WHAT THE EXERCISE ASKS: Beneath this line sits some data. Return only its lines from the one holding "Reproduce this chart" through the one holding "from matplotlib.lines import Line2D", inclusive, exactly, with the images removed.

Plotting code records:
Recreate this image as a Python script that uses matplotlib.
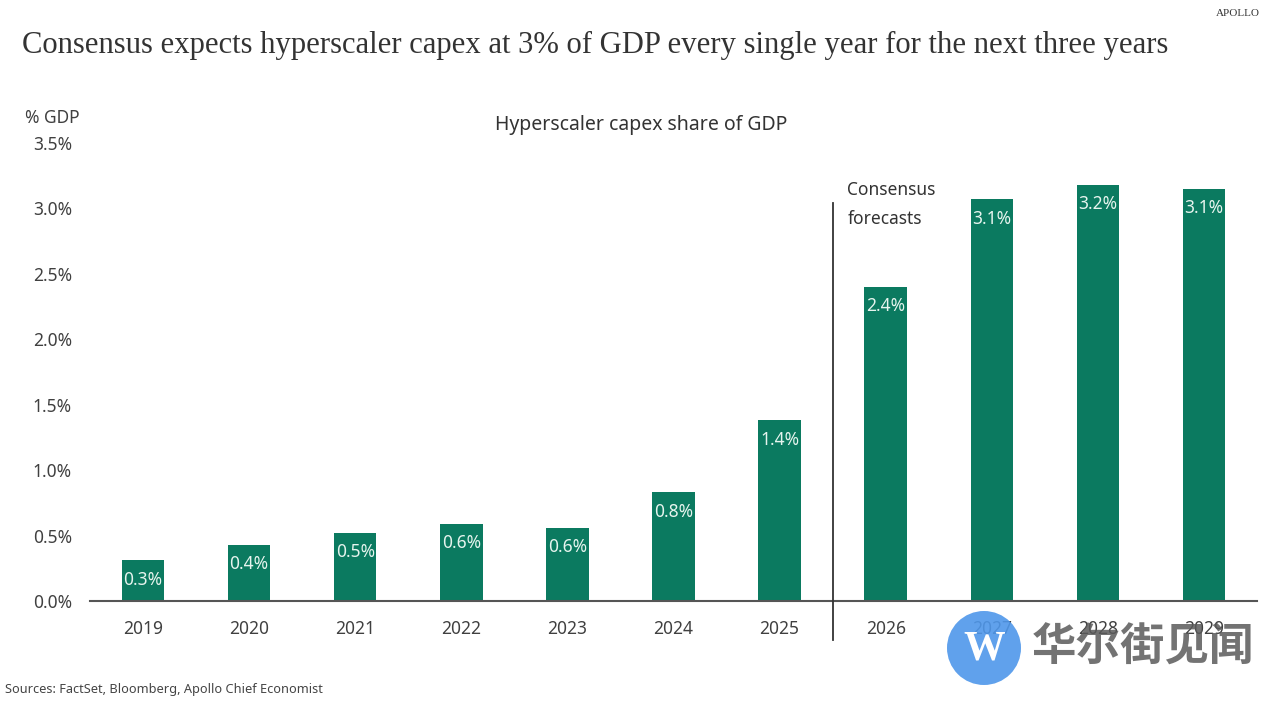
import matplotlib
matplotlib.use("Agg")
import matplotlib.pyplot as plt
from matplotlib.patches import Ellipse

years = ["2019", "2020", "2021", "2022", "2023", "2024", "2025", "2026", "2027", "2028", "2029"]
values = [0.31, 0.43, 0.52, 0.59, 0.56, 0.83, 1.38, 2.40, 3.07, 3.18, 3.15]
labels = ["0.3%", "0.4%", "0.5%", "0.6%", "0.6%", "0.8%", "1.4%", "2.4%", "3.1%", "3.2%", "3.1%"]
yticks = [0.0, 0.5, 1.0, 1.5, 2.0, 2.5, 3.0, 3.5]
ytick_labels = ["0.0%", "0.5%", "1.0%", "1.5%", "2.0%", "2.5%", "3.0%", "3.5%"]

BAR = "#0b7a60"
TXT = "#404040"
sans = ["Noto Sans", "DejaVu Sans"]

fig = plt.figure(figsize=(12.8, 7.07), dpi=100)
ax = fig.add_axes([90/1280, 1-601/707, 1167/1280, 458/707])

x = list(range(len(years)))
bars = ax.bar(x, values, width=0.4, color=BAR, zorder=2)
for xi, v, lab in zip(x, values, labels):
    ax.annotate(lab, (xi, v), xytext=(0, -14), textcoords="offset points",
                ha="center", va="center", color="#e6f4ee", fontsize=12.5, family=sans)

ax.set_xlim(-0.5, 10.5)
ax.set_ylim(0, 3.5)
ax.set_yticks(yticks)
ax.set_yticklabels(ytick_labels, family=sans, fontsize=12.5, color=TXT)
ax.set_xticks(x)
ax.set_xticklabels(years, family=sans, fontsize=12.5, color=TXT)
ax.tick_params(axis="both", length=0)
ax.tick_params(axis="y", pad=13)
ax.tick_params(axis="x", pad=13.5)
for s in ["top", "right", "left"]:
    ax.spines[s].set_visible(False)
ax.spines["bottom"].set_color("#555555")
ax.spines["bottom"].set_linewidth(1.5)

# divider for consensus forecasts
ax.plot([6.5, 6.5], [3.04, -0.3], color="#333333", lw=1.3, clip_on=False, zorder=3)
ax.text(6.64, 3.03, "Consensus\nforecasts", ha="left", va="center", fontsize=12.5,
        color="#333333", family=sans, linespacing=1.75)

fig.text(22/1280, 1-45/707, "Consensus expects hyperscaler capex at 3% of GDP every single year for the next three years",
         family=["Liberation Serif", "DejaVu Serif"], fontsize=22.1, color="#333333", ha="left", va="center")
fig.text(1260/1280, 1-14/707, "APOLLO", family=["Liberation Serif", "DejaVu Serif"], fontsize=8,
         color="#333333", ha="right", va="center")
fig.text(641/1280, 1-125/707, "Hyperscaler capex share of GDP", family=sans, fontsize=14,
         color="#333333", ha="center", va="center")
fig.text(25/1280, 1-118/707, "% GDP", family=sans, fontsize=12.5, color=TXT, ha="left", va="center")
fig.text(5/1280, 1-690/707, "Sources: FactSet, Bloomberg, Apollo Chief Economist", family=sans,
         fontsize=9.2, color="#444444", ha="left", va="center")

# watermark (semi-transparent overlay)
circ = Ellipse((984/1280, 1-648/707), 74/1280, 74/707, transform=fig.transFigure,
               color="#4f97ea", alpha=0.9, zorder=10, ec="none")
fig.add_artist(circ)
fig.text(984/1280, 1-650/707, "W", family=["Liberation Serif", "DejaVu Serif"], fontsize=30,
         fontweight="bold", color="white", ha="center", va="center", zorder=11)
fig.text(1032/1280, 1-648/707, "华尔街见闻", family=["Noto Sans CJK SC", "DejaVu Sans"], fontsize=32,
         fontweight="bold", color="#5a5a5a", alpha=0.85, ha="left", va="center", zorder=11)

fig.savefig("out.png", dpi=100)
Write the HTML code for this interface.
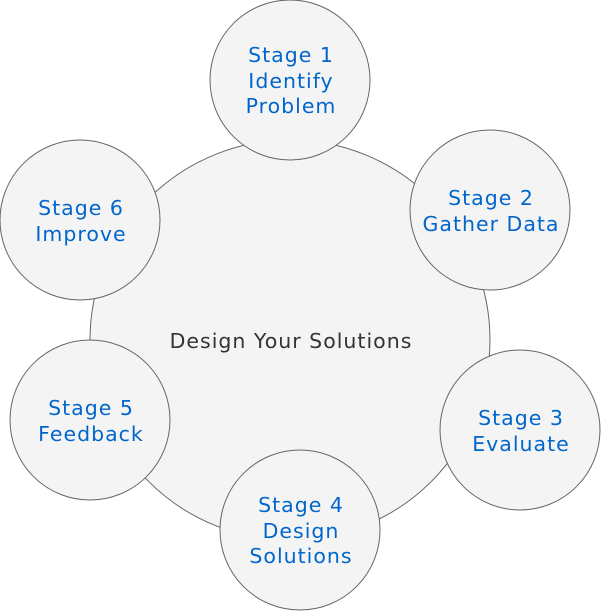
<!DOCTYPE html>
<html><head><meta charset="utf-8"><style>
html,body{margin:0;padding:0;background:#fff;}
svg{display:block;}
text{font-family:"DejaVu Sans","Liberation Sans",sans-serif;letter-spacing:1px;}
.s{fill:#0066cc;font-size:20.5px;text-anchor:middle;}
</style></head><body>
<svg width="601" height="611" viewBox="0 0 601 611" xmlns="http://www.w3.org/2000/svg">
<g fill="#f4f4f4" stroke="#666" stroke-width="1">
<circle cx="290" cy="340" r="200"/>
<circle cx="290" cy="80" r="80"/>
<circle cx="490" cy="210" r="80"/>
<circle cx="520" cy="430" r="80"/>
<circle cx="300" cy="530" r="80"/>
<circle cx="90" cy="420" r="80"/>
<circle cx="80" cy="220" r="80"/>
</g>
<text x="291" y="348" text-anchor="middle" font-size="20.5" fill="#333">Design Your Solutions</text>
<text class="s" x="291" y="62">Stage 1</text><text class="s" x="291" y="88">Identify</text><text class="s" x="291" y="113">Problem</text>
<text class="s" x="491" y="205">Stage 2</text><text class="s" x="491" y="231">Gather Data</text>
<text class="s" x="521" y="425">Stage 3</text><text class="s" x="521" y="451">Evaluate</text>
<text class="s" x="301" y="512">Stage 4</text><text class="s" x="301" y="538">Design</text><text class="s" x="301" y="563">Solutions</text>
<text class="s" x="91" y="415">Stage 5</text><text class="s" x="91" y="441">Feedback</text>
<text class="s" x="81" y="215">Stage 6</text><text class="s" x="81" y="241">Improve</text>
</svg>
</body></html>
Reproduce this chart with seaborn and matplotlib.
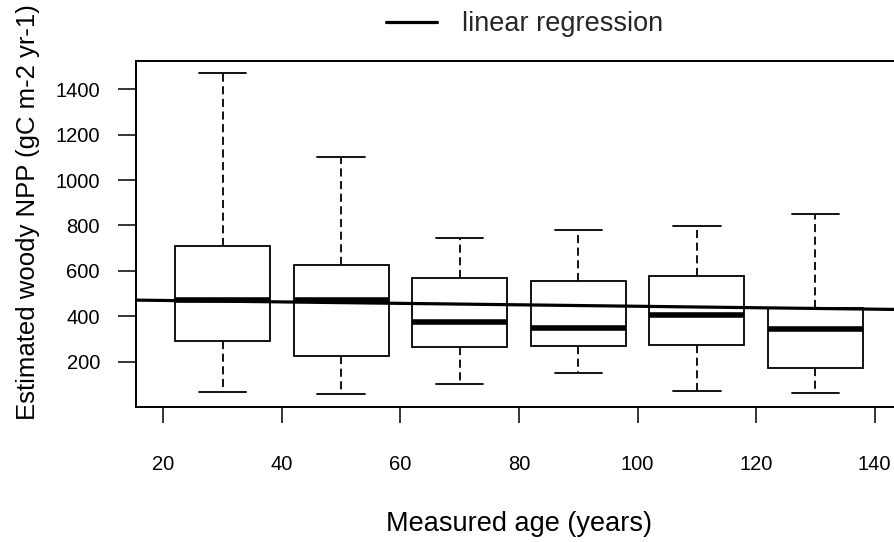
import numpy as np
import pandas as pd
import matplotlib
matplotlib.use("Agg")
import matplotlib.pyplot as plt
import seaborn as sns
from matplotlib.lines import Line2D

# ---- data ----
ages = [30, 50, 70, 90, 110, 130]
whisk_lo = [68, 58, 102, 149, 72, 64]
q1 = [292, 225, 263, 268, 272, 174]
median = [473, 470, 376, 348, 405, 343]
q3 = [709, 628, 571, 556, 578, 435]
whisk_hi = [1469, 1102, 743, 778, 797, 850]
reg_intercept = 476.4
reg_slope = -0.32
x_ticks = [20, 40, 60, 80, 100, 120, 140]
y_ticks = [200, 400, 600, 800, 1000, 1200, 1400]

# five-number summaries -> rows (quartiles of 5 points reproduce q1/median/q3)
rows = []
for a, lo, b, m, c, hi in zip(ages, whisk_lo, q1, median, q3, whisk_hi):
    for v in (lo, b, m, c, hi):
        rows.append({"age": a, "npp": v})
df = pd.DataFrame(rows)

sns.set_style("ticks")
plt.rcParams["font.family"] = ["Liberation Sans", "DejaVu Sans"]

W, H = 894, 542
fig = plt.figure(figsize=(W / 100, H / 100), dpi=100)
ax = fig.add_axes([136 / W, 1 - 407 / H, (902 - 136) / W, (407 - 61) / H])

sns.boxplot(
    data=df, x="age", y="npp", native_scale=True, ax=ax,
    whis=(0, 100), width=0.8, color="white", linecolor="black",
    linewidth=1.3, fliersize=0,
    boxprops=dict(facecolor="white", edgecolor="black", linewidth=1.3),
    medianprops=dict(color="black", linewidth=4.0),
    whiskerprops=dict(color="black", linestyle=(0, (4.5, 2.5)), linewidth=1.3),
    capprops=dict(color="black", linewidth=1.3),
)

ax.axline((0, reg_intercept), slope=reg_slope, color="black", linewidth=2.3, zorder=10)

ax.set_xlim(15.4, 144.6)
ax.set_ylim(1, 1524)
ax.set_xticks(x_ticks)
ax.set_yticks(y_ticks)
ax.set_xticklabels([str(t) for t in x_ticks])
ax.set_yticklabels([str(t) for t in y_ticks])

for s in ax.spines.values():
    s.set_visible(True)
    s.set_linewidth(1.4)
    s.set_color("black")
ax.tick_params(axis="x", direction="out", length=11.5, width=1.1, pad=23,
               labelsize=14.5, colors="black")
ax.tick_params(axis="y", direction="out", length=13, width=1.1, pad=13,
               labelsize=14.5, colors="black")

ax.set_xlabel("Measured age (years)", fontsize=19.5, color="black")
ax.set_ylabel("Estimated woody NPP (gC m-2 yr-1)", fontsize=18.5, color="black")
ax.xaxis.set_label_coords(519 / W, 1 - 511 / H, transform=fig.transFigure)
ax.yaxis.set_label_coords(40 / W, 1 - 212 / H, transform=fig.transFigure)

handle = Line2D([], [], color="black", linewidth=2.3)
ax.legend([handle], ["linear regression"], loc="center left",
          bbox_to_anchor=(386 / W, 1 - 24 / H), bbox_transform=fig.transFigure,
          frameon=False, borderaxespad=0, borderpad=0, handlelength=1.9,
          handletextpad=0.9, fontsize=19.5)

fig.savefig("out.png", dpi=100)
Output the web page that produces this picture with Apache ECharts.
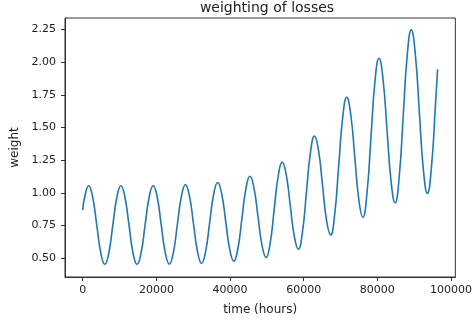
<!DOCTYPE html>
<html>
<head>
<meta charset="UTF-8">
<title>weighting of losses</title>
<script src="https://cdn.jsdelivr.net/npm/echarts@6/dist/echarts.min.js"></script>
<style>
  html, body { margin: 0; padding: 0; background: #fff; }
  #main { width: 475px; height: 321px; }
</style>
</head>
<body>
<div id="main"></div>
<script>
// time samples (hours)
var timeHours = [0,
  511, 1606, 2701, 3796, 4891, 5986, 7081, 8176, 9271, 10366,
  11461, 12556, 13651, 14746, 15841, 16936, 18031, 19126, 20221, 21316,
  22411, 23506, 24601, 25696, 26791, 27886, 28981, 30076, 31171, 32266,
  33361, 34456, 35551, 36646, 37741, 38836, 39931, 41026, 42121, 43216,
  44311, 45406, 46501, 47596, 48691, 49786, 50881, 51976, 53071, 54166,
  55261, 56356, 57451, 58546, 59641, 60736, 61831, 62926, 64021, 65116,
  66211, 67306, 68401, 69496, 70591, 71686, 72781, 73876, 74971, 76066,
  77161, 78256, 79351, 80446, 81541, 82636, 83731, 84826, 85921, 87016,
  88111, 89206, 90301, 91396, 92491, 93586, 94681, 95776,
  96360];

// weight values at those samples
var weight = [0.870,
  0.967, 1.055, 0.967, 0.755, 0.542, 0.454, 0.542, 0.755, 0.967, 1.055,
  0.967, 0.755, 0.542, 0.454, 0.542, 0.755, 0.967, 1.055, 0.967, 0.755,
  0.543, 0.455, 0.544, 0.759, 0.974, 1.063, 0.975, 0.763, 0.550, 0.462,
  0.553, 0.771, 0.990, 1.080, 0.992, 0.779, 0.566, 0.478, 0.573, 0.803,
  1.033, 1.128, 1.037, 0.817, 0.597, 0.506, 0.613, 0.871, 1.129, 1.236,
  1.138, 0.903, 0.668, 0.570, 0.697, 1.003, 1.309, 1.436, 1.325, 1.057,
  0.789, 0.678, 0.832, 1.205, 1.578, 1.732, 1.598, 1.273, 0.948, 0.814,
  0.992, 1.422, 1.852, 2.030, 1.869, 1.478, 1.087, 0.925, 1.119, 1.586,
  2.053, 2.247, 2.064, 1.622, 1.180, 0.997, 1.195, 1.672,
  1.946];

var xTicks = [0, 20000, 40000, 60000, 80000, 100000];
var yTicks = [0.5, 0.75, 1.0, 1.25, 1.5, 1.75, 2.0, 2.25];

var points = [];
for (var i = 0; i < timeHours.length; i++) {
  points.push([timeHours[i], weight[i]]);
}

var txt = '#222';
var myChart = echarts.init(document.getElementById('main'));
var option = {
  animation: false,
  title: {
    text: 'weighting of losses',
    left: 262,
    top: 1,
    padding: [0, 5, 0, 5],
    textAlign: 'center',
    textStyle: { fontFamily: 'DejaVu Sans', fontSize: 14, fontWeight: 'normal', color: txt }
  },
  grid: {
    left: 65, right: 16, top: 18, bottom: 44,
    show: true, borderColor: '#333', borderWidth: 1, backgroundColor: 'transparent'
  },
  xAxis: {
    type: 'value',
    min: -4818, max: 101178,
    name: 'time (hours)',
    nameLocation: 'middle',
    nameGap: 27,
    nameTextStyle: { fontFamily: 'DejaVu Sans', fontSize: 12, color: txt },
    axisLine: { show: true, onZero: false, lineStyle: { color: '#333', width: 1 } },
    axisTick: { show: true, length: 4, customValues: xTicks, lineStyle: { color: '#333' } },
    axisLabel: {
      customValues: xTicks, margin: 8,
      fontFamily: 'DejaVu Sans', fontSize: 11, color: txt,
      formatter: function (v) { return String(v); }
    },
    splitLine: { show: false }
  },
  yAxis: {
    type: 'value',
    min: 0.357, max: 2.338,
    name: 'weight',
    nameLocation: 'middle',
    nameGap: 38,
    nameTextStyle: { fontFamily: 'DejaVu Sans', fontSize: 12, color: txt },
    axisLine: { show: true, onZero: false, lineStyle: { color: '#333', width: 1 } },
    axisTick: { show: true, length: 4, customValues: yTicks, lineStyle: { color: '#333' } },
    axisLabel: {
      customValues: yTicks, margin: 9,
      fontFamily: 'DejaVu Sans', fontSize: 11, color: txt,
      formatter: function (v) { return v.toFixed(2); }
    },
    splitLine: { show: false }
  },
  series: [{
    type: 'line',
    data: points,
    smooth: true,
    showSymbol: false,
    lineStyle: { color: '#1f77b4', width: 1.6 }
  }]
};
myChart.setOption(option);
</script>
</body>
</html>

TASK RESULT:
Reproduce this chart with seaborn and matplotlib.
import numpy as np
import pandas as pd
import matplotlib
matplotlib.use("Agg")
import matplotlib.pyplot as plt
import seaborn as sns
from matplotlib.lines import Line2D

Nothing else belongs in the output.